We woke up to a beautiful morning on Saturday. After a thoroughly adequate breakfast at Perko’s, we loaded up the bikes with chipper hearts and smiling faces. Peter’s bike, of course, had other ideas. Once again, it wouldn’t start.
This time the battery pigtail on my bike wasn’t cooperating either and we quickly figured out that the previous day’s bike-jumping had blown the small-amperage fuse on my battery pigtail. The one nice thing about being right at I-5 is that there are strip malls and Peter was able to walk over to a Radio Shack for extra fuses. Once I installed a 15 amp fuse the problem was solved.
We’d called Rick Mayer to let him know we’d be a few minutes late, but it didn’t surprise me when we bumped into him partway to his house, leading astute reader Chris Weiss on a joy ride of fun little back country roads. 😉 Rick pulled a U-turn when he saw us and zipped on ahead to his place.
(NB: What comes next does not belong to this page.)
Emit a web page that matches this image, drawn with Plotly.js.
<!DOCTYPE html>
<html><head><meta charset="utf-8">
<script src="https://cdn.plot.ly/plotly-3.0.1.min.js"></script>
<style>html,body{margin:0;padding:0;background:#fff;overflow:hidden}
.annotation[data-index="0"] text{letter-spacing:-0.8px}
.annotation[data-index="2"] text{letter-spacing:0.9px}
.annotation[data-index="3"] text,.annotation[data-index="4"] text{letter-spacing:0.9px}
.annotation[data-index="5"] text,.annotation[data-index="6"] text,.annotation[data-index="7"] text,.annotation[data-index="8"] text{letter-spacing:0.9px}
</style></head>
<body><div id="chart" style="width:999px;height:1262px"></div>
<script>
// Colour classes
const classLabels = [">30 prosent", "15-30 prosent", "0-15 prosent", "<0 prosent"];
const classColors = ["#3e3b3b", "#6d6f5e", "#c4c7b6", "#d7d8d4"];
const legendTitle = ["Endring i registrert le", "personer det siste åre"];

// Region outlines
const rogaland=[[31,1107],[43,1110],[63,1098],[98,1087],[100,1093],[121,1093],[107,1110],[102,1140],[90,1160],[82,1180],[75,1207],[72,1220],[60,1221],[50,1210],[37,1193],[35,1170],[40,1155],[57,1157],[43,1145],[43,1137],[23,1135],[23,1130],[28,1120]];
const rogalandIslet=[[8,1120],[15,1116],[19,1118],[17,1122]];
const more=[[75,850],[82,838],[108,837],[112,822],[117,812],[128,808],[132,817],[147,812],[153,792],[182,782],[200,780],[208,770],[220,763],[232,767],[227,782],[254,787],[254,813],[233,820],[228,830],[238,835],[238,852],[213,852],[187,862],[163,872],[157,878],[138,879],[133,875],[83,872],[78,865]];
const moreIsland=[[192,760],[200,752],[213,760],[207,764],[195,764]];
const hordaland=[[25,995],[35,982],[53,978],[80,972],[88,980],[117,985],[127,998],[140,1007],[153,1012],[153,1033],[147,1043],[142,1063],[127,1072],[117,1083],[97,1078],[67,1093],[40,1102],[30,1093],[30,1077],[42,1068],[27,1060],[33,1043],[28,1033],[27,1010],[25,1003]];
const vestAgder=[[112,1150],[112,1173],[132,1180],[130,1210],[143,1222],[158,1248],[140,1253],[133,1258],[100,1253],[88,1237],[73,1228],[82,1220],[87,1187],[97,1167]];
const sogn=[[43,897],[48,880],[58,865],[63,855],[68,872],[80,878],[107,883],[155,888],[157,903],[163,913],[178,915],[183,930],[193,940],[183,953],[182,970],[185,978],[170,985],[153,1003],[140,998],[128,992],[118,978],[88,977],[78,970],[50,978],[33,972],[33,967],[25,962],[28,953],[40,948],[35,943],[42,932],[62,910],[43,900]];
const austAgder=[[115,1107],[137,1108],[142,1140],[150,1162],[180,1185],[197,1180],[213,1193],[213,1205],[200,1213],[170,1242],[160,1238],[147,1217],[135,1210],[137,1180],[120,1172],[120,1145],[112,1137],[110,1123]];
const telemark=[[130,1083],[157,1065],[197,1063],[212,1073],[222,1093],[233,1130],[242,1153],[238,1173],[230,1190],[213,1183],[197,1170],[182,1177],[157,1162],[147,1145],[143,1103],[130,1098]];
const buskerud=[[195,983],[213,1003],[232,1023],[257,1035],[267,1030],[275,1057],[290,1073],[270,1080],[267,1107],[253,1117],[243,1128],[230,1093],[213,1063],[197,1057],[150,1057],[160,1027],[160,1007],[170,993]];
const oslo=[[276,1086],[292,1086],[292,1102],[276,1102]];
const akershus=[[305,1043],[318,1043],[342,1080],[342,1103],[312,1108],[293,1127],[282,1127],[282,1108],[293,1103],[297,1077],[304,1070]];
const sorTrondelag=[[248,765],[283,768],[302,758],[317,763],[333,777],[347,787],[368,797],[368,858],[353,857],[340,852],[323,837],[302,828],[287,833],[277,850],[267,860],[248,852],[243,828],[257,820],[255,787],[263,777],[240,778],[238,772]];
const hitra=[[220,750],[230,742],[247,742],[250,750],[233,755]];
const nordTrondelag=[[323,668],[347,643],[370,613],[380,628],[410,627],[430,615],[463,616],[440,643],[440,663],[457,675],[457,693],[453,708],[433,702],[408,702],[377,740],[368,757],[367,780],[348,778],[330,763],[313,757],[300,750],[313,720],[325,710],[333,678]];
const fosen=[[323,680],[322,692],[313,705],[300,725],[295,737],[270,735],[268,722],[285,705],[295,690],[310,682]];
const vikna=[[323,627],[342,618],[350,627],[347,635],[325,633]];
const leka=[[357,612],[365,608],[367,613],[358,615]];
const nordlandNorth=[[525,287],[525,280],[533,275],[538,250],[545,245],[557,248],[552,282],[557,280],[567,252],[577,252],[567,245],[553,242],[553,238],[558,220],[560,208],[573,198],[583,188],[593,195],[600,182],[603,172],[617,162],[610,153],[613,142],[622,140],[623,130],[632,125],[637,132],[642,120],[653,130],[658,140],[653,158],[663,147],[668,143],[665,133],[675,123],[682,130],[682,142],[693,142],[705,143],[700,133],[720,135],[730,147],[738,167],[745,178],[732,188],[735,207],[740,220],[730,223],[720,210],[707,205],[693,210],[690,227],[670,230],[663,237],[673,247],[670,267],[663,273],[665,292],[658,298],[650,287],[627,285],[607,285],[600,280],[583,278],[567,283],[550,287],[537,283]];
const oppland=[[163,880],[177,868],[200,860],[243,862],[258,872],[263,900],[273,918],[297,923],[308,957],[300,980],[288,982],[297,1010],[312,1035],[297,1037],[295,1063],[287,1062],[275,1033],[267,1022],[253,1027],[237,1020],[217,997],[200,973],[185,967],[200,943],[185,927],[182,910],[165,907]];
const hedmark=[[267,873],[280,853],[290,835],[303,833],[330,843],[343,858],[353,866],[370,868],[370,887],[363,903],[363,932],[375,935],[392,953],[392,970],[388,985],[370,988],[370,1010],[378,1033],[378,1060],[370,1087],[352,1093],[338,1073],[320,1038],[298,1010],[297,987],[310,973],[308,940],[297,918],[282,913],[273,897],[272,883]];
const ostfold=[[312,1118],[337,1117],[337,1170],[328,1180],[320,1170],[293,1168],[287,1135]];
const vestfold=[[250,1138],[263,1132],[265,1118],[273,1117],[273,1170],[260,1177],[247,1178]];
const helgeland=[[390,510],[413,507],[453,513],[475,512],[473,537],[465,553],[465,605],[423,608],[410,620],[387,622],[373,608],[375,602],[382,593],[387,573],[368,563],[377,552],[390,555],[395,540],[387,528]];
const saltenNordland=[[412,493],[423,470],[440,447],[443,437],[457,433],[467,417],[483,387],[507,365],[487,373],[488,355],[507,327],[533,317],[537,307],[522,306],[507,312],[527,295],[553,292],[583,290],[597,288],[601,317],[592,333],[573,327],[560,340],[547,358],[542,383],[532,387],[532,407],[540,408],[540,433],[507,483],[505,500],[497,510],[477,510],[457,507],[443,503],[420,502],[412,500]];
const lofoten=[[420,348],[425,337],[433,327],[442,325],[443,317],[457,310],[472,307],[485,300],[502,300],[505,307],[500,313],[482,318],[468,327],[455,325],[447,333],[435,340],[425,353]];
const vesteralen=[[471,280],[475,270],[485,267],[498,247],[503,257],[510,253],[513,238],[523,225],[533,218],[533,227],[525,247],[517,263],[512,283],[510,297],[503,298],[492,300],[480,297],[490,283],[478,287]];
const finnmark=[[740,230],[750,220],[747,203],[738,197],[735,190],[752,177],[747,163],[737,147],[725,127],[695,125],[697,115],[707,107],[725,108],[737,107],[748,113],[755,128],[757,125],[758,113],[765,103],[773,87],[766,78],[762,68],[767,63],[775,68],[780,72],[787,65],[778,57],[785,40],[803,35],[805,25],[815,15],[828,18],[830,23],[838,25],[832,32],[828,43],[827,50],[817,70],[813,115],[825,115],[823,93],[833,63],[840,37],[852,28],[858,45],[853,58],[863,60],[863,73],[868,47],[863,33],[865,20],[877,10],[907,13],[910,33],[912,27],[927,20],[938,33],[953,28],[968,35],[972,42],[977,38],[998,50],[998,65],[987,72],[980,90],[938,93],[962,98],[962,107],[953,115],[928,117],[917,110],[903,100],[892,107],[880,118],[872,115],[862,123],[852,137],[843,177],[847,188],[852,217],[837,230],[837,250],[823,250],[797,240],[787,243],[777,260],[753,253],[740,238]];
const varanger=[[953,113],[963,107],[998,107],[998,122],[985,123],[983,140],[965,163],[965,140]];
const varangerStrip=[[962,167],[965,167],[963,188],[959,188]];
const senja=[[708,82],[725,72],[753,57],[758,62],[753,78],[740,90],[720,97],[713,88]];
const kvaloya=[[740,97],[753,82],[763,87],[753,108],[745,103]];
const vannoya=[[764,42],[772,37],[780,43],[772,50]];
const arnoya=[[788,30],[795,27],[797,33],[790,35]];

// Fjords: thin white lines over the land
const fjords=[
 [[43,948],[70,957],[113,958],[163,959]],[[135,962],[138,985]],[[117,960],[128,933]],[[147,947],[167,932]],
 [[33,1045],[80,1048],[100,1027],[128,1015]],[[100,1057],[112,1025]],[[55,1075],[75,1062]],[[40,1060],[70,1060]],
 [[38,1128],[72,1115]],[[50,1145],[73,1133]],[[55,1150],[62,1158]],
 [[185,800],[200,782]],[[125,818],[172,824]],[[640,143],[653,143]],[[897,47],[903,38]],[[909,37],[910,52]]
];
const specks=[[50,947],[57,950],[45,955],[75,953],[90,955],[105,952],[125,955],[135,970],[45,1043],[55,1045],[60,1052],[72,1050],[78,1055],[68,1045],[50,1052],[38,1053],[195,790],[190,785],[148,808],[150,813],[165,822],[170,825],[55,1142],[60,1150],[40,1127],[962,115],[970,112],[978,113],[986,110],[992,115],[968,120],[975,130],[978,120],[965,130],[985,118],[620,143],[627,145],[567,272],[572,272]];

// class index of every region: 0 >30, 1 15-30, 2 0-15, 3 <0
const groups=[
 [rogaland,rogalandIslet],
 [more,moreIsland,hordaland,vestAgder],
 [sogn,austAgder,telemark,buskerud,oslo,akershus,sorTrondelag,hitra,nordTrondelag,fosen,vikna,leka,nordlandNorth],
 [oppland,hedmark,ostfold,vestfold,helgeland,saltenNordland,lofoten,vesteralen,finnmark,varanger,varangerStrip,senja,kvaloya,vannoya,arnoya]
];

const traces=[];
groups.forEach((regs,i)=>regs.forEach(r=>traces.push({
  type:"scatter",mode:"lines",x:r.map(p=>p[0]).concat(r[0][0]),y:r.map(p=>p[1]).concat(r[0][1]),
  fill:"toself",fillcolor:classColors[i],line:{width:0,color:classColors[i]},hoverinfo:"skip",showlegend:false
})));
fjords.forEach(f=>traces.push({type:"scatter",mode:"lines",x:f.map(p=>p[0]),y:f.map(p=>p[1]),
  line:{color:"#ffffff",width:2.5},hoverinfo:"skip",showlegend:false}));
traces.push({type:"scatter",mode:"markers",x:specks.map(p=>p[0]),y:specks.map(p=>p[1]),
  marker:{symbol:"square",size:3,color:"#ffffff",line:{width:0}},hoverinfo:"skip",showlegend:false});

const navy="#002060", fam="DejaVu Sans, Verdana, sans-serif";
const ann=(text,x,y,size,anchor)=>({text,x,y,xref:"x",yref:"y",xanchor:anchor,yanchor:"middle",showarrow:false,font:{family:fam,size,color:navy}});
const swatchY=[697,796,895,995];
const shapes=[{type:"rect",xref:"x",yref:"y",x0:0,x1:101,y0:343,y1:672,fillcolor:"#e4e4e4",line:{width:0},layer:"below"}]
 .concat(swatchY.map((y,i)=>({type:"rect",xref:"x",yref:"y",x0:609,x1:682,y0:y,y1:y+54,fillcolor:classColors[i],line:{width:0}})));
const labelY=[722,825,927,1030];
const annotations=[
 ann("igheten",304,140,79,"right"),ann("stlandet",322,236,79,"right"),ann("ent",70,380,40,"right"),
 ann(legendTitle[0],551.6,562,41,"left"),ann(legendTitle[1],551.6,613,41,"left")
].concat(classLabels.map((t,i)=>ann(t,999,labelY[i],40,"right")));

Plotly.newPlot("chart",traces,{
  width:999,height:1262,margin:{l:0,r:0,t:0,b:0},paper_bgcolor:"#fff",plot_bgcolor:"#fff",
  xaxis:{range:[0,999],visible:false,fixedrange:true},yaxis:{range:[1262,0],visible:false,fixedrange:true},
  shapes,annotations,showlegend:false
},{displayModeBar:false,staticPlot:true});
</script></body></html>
Getting a Rick Mayer seat made is pretty much the same for all bikes; he asks a bunch of questions about what you’re looking for in a seat, has you sit on the bike in different positions, asks about color/material/etc….all while chatting about this and that and motorcycles and Newfoundland puppies and whatever else strikes his fancy. Rick is amazingly friendly and does really great work.
Shelf of seats and pans:
Rick’s workshop:
The outside of the workshop:
Seth shows off my new seat as he staples the cover back on:
Once again, I was thrilled with the result. The Rick Mayer seat is a little taller than the orange low seat (the low and “standard” seats use the same pan; the low seat just has less padding) but it’s thinner and more comfortable. I don’t feel as though I sacrificed an essential part of inseam.
Peter was also very happy with his new Superhawk seat. It looks really snazzy with the combination basket weave and smooth vinyl, especially with the red plastic cowling.
The most important criteria….can Peter still nap on the new seat?
I got my dose of off-roading arriving at and leaving Rick’s place — a pittance, sadly, but at least it’s gravel! It still amazes me how stable the F650GS is on gravel. Much more so even than the XT225; the following road felt as smooth as pavement to me:
Our first few attempts at finding lunch failed as the place Rick recommended was closed and the second place we tried had burned down. Oops. Fortunately there was a “giant burger” stand open for business across the street from the burnt-out place and we had decent enough burgers and milkshakes.
At that point, we headed straight for I-5 again and westbound 299, as it was almost 3pm and we still had 160 miles to go to Gil and Becky’s house in Eureka.